• EXERCISE INSTRUCTIONS
Provide only the number of lines in the data below that contain the string "code".

____ GIVEN DATA

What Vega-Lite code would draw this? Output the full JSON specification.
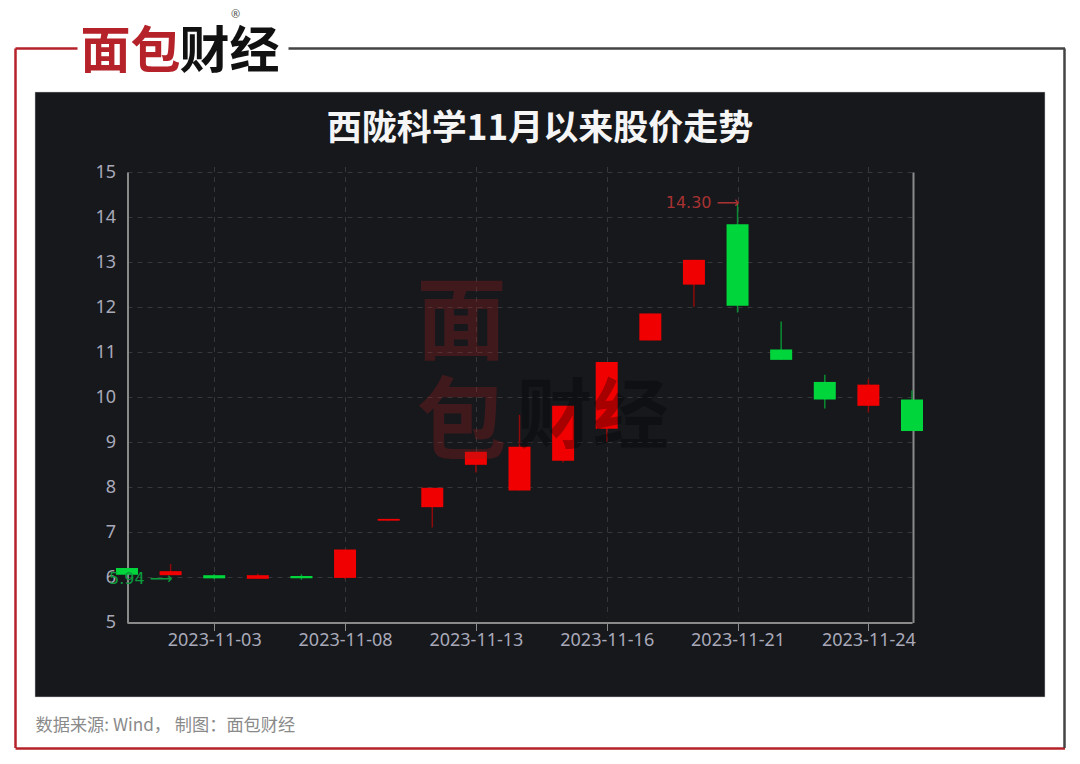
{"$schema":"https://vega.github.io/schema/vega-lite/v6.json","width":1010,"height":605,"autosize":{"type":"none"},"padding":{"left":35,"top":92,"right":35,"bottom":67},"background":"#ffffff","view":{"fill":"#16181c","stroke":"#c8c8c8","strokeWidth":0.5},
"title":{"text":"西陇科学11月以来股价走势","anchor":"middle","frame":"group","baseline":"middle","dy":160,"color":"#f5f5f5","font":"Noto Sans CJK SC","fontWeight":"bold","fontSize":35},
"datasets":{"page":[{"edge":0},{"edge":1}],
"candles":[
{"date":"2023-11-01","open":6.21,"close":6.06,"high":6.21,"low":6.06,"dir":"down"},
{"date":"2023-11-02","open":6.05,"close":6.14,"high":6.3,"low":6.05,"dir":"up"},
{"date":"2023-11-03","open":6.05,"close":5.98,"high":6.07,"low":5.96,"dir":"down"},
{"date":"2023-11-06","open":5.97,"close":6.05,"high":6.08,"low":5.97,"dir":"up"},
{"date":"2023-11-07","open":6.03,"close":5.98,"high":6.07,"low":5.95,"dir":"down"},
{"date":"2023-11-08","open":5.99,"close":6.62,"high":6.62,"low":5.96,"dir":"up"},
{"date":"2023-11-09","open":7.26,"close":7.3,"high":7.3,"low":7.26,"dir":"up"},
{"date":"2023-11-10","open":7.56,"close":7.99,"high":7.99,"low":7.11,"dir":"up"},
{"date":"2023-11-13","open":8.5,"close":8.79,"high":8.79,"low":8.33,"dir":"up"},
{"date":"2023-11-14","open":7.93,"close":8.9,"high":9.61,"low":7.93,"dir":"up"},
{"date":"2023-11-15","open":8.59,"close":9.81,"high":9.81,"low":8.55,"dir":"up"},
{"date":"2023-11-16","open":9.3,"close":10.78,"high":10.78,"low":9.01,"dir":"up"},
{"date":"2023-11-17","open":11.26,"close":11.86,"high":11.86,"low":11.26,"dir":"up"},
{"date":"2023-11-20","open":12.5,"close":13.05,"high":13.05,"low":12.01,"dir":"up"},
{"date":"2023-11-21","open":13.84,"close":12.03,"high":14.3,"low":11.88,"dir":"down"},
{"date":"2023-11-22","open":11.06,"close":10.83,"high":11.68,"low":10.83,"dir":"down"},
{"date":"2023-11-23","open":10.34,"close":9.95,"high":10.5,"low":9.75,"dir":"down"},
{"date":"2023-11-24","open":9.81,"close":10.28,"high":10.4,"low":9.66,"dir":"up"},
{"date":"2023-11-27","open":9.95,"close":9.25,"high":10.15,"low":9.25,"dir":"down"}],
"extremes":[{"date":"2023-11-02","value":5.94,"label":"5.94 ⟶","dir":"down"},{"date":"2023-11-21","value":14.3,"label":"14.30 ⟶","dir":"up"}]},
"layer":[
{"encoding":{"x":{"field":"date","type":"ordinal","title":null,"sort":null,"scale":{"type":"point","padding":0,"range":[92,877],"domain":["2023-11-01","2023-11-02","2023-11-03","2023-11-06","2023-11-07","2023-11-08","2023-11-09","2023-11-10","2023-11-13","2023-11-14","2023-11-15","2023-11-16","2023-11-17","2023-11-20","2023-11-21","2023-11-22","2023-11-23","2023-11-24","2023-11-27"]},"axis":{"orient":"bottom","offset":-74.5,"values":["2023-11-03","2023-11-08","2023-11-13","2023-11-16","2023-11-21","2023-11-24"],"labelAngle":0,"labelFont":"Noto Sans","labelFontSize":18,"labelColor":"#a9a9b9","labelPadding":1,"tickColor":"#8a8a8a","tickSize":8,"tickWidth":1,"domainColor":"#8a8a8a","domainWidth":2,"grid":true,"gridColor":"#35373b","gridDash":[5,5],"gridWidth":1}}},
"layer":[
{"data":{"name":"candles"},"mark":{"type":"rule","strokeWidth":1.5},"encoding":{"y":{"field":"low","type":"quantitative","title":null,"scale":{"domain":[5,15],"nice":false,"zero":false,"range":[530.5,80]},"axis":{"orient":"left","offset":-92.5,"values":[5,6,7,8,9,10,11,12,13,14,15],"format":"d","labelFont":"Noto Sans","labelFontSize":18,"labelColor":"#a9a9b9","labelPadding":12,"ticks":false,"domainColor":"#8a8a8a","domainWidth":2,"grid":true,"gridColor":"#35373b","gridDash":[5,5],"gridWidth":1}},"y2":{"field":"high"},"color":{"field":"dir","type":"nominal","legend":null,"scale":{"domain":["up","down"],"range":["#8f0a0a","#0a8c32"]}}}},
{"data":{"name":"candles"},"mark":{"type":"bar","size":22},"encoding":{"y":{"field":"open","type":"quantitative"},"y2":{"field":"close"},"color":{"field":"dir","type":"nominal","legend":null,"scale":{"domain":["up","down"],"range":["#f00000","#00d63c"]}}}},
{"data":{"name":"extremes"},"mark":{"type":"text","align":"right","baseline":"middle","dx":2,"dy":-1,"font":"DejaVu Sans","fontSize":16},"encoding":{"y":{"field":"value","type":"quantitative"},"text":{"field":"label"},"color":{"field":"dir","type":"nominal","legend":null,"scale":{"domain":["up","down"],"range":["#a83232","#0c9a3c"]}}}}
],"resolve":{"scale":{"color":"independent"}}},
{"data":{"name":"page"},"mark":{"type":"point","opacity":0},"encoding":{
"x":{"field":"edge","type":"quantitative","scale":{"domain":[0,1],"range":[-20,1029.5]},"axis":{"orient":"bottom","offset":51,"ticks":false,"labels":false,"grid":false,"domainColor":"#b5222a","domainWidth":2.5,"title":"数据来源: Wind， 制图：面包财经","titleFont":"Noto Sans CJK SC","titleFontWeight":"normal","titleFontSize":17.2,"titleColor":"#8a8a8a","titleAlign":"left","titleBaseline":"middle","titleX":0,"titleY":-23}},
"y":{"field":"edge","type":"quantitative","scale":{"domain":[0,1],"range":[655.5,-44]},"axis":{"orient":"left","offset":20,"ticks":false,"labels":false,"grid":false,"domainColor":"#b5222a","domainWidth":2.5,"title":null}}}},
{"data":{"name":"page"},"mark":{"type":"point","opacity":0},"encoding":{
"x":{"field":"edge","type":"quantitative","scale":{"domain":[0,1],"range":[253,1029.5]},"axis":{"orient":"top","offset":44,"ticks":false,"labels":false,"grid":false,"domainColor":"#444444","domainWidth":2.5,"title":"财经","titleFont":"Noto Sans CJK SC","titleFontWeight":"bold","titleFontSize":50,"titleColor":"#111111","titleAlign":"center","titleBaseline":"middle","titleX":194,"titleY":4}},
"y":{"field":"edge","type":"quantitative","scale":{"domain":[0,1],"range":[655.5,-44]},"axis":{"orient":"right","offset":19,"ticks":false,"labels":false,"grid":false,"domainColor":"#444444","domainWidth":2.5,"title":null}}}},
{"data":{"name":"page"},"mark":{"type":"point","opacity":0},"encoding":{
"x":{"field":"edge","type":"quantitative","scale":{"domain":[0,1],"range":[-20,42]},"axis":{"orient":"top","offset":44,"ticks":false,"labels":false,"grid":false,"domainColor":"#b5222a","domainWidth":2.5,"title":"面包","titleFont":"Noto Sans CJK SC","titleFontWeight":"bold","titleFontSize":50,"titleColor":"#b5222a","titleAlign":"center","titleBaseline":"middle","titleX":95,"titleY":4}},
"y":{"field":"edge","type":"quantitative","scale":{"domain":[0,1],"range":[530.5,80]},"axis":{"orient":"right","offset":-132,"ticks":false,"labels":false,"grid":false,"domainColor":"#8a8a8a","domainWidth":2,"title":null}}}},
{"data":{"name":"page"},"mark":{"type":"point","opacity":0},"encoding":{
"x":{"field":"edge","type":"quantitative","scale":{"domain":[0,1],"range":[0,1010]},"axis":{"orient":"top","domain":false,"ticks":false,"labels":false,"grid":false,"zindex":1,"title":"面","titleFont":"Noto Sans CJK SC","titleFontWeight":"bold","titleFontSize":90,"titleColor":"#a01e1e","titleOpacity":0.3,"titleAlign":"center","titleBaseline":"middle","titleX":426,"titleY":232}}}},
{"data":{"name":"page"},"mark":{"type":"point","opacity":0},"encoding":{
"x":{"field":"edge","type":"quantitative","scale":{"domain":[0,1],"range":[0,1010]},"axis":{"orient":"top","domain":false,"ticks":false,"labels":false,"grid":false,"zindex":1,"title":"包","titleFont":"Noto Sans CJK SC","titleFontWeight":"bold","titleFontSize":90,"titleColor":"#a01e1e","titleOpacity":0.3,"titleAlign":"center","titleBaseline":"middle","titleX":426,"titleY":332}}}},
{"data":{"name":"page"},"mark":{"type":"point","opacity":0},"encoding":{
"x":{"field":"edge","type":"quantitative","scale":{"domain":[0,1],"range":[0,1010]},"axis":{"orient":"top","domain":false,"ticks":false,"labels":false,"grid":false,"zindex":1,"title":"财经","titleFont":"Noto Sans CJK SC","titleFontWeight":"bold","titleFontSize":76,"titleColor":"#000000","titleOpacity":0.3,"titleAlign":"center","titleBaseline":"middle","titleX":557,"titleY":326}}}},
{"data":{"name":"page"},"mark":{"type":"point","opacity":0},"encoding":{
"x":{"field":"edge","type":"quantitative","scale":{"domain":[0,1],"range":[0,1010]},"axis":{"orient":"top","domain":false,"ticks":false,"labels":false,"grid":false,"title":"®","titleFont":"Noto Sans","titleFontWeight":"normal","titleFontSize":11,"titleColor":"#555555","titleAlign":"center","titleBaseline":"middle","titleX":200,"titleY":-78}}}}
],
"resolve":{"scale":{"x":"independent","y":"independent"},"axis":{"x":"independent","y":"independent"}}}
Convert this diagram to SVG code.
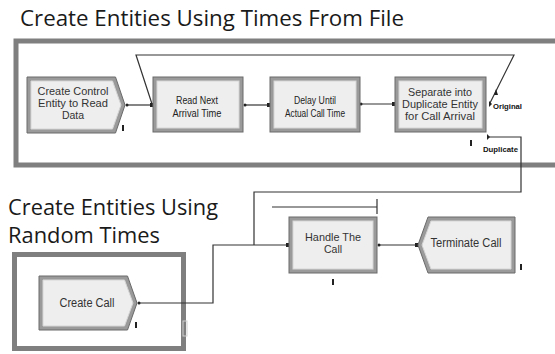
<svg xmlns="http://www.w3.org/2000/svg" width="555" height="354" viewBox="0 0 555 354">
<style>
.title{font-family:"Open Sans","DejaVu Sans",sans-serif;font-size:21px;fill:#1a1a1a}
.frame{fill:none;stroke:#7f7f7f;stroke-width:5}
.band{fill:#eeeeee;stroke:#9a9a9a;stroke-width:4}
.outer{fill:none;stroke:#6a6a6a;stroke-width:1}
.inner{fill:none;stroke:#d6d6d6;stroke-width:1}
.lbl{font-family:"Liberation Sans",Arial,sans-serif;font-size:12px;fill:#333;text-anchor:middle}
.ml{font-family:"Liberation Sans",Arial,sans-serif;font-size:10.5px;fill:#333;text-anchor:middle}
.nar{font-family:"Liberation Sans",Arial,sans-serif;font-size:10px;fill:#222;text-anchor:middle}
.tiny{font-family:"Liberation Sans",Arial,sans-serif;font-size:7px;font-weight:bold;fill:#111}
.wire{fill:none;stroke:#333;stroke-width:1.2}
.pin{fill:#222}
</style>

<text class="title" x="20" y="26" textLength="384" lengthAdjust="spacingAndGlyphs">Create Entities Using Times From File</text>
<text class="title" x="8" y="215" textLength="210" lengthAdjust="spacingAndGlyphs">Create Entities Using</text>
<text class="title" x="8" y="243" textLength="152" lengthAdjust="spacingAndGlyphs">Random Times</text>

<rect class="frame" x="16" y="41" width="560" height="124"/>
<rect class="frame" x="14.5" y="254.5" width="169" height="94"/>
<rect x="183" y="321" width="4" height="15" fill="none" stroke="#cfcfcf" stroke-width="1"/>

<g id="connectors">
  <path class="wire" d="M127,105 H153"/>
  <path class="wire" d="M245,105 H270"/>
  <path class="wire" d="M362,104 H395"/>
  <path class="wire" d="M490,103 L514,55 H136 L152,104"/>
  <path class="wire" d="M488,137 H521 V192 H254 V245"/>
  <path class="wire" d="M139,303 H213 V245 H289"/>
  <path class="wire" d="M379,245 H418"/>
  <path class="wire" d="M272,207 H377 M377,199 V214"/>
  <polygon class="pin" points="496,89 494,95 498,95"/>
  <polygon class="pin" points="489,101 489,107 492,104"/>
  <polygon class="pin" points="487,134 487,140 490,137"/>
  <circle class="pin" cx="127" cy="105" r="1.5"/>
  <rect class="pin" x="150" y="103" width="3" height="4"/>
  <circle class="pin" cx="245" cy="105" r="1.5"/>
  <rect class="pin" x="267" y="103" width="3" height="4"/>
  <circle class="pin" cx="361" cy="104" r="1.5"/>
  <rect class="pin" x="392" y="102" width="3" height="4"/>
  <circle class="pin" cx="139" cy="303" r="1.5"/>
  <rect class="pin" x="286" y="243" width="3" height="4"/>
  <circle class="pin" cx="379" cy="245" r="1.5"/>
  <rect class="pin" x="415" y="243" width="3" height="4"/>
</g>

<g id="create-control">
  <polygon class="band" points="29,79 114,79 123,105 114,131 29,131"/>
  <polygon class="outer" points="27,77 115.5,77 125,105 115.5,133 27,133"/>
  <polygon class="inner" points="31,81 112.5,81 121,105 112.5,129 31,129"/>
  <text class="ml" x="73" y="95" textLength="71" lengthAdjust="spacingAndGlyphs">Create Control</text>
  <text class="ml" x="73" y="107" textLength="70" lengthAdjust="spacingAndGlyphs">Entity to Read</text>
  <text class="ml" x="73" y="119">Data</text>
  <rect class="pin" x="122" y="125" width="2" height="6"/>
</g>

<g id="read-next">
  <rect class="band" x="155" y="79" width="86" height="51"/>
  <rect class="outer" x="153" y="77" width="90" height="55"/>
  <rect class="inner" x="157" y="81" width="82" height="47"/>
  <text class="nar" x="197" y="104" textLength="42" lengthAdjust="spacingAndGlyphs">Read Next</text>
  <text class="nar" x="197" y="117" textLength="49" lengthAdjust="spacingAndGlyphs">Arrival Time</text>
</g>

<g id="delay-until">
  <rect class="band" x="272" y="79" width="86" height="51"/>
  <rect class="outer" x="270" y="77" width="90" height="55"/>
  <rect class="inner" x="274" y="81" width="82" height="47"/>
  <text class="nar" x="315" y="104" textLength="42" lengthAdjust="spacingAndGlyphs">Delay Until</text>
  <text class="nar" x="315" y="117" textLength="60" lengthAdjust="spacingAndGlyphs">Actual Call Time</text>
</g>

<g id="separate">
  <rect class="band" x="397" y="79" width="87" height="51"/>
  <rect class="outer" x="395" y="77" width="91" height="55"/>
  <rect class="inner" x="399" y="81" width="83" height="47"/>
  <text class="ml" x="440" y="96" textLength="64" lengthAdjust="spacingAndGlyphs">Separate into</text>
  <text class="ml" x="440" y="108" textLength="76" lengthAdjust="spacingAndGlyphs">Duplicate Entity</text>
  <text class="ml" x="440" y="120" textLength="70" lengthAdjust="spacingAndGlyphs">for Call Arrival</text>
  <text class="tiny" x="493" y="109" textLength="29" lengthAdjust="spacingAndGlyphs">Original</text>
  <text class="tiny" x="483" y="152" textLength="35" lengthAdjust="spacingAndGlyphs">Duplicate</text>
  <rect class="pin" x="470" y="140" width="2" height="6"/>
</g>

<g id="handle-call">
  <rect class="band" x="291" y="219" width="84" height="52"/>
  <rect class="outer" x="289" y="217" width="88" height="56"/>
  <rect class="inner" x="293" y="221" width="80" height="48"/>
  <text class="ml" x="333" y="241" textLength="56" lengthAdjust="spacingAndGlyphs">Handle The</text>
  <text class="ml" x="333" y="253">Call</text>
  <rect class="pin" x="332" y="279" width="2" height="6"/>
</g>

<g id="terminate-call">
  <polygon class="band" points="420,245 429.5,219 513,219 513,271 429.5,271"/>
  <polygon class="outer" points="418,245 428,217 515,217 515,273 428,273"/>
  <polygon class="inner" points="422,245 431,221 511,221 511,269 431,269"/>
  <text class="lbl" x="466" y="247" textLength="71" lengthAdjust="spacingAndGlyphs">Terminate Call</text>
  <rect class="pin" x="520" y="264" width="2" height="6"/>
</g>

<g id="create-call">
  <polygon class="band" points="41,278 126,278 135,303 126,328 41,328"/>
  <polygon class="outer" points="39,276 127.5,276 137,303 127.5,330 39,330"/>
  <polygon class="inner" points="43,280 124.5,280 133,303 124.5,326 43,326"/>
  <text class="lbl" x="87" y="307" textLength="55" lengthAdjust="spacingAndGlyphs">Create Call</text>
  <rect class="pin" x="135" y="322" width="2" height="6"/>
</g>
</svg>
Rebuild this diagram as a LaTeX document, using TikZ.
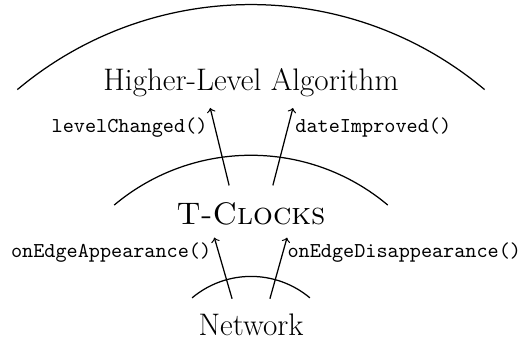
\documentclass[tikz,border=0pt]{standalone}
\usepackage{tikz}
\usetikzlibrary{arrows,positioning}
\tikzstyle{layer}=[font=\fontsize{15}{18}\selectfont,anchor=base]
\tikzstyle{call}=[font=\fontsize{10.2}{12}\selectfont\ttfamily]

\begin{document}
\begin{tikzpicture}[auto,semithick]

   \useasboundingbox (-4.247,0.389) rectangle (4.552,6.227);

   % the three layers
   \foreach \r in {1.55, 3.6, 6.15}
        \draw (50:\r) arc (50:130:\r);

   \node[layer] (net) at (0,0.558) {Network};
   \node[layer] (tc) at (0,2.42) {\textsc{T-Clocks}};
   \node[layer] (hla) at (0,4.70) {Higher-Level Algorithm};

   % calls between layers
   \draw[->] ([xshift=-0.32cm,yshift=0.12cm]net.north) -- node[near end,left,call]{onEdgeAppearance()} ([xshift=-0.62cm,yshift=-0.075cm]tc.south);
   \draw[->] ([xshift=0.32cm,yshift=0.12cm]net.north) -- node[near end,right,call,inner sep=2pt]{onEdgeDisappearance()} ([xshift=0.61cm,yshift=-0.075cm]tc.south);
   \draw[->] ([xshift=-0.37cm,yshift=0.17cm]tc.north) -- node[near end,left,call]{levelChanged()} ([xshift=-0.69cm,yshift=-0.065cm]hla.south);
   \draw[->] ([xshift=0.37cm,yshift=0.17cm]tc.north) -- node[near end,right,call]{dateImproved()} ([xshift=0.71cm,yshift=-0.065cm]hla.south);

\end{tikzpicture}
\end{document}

________

• SOLUTION BELOW
2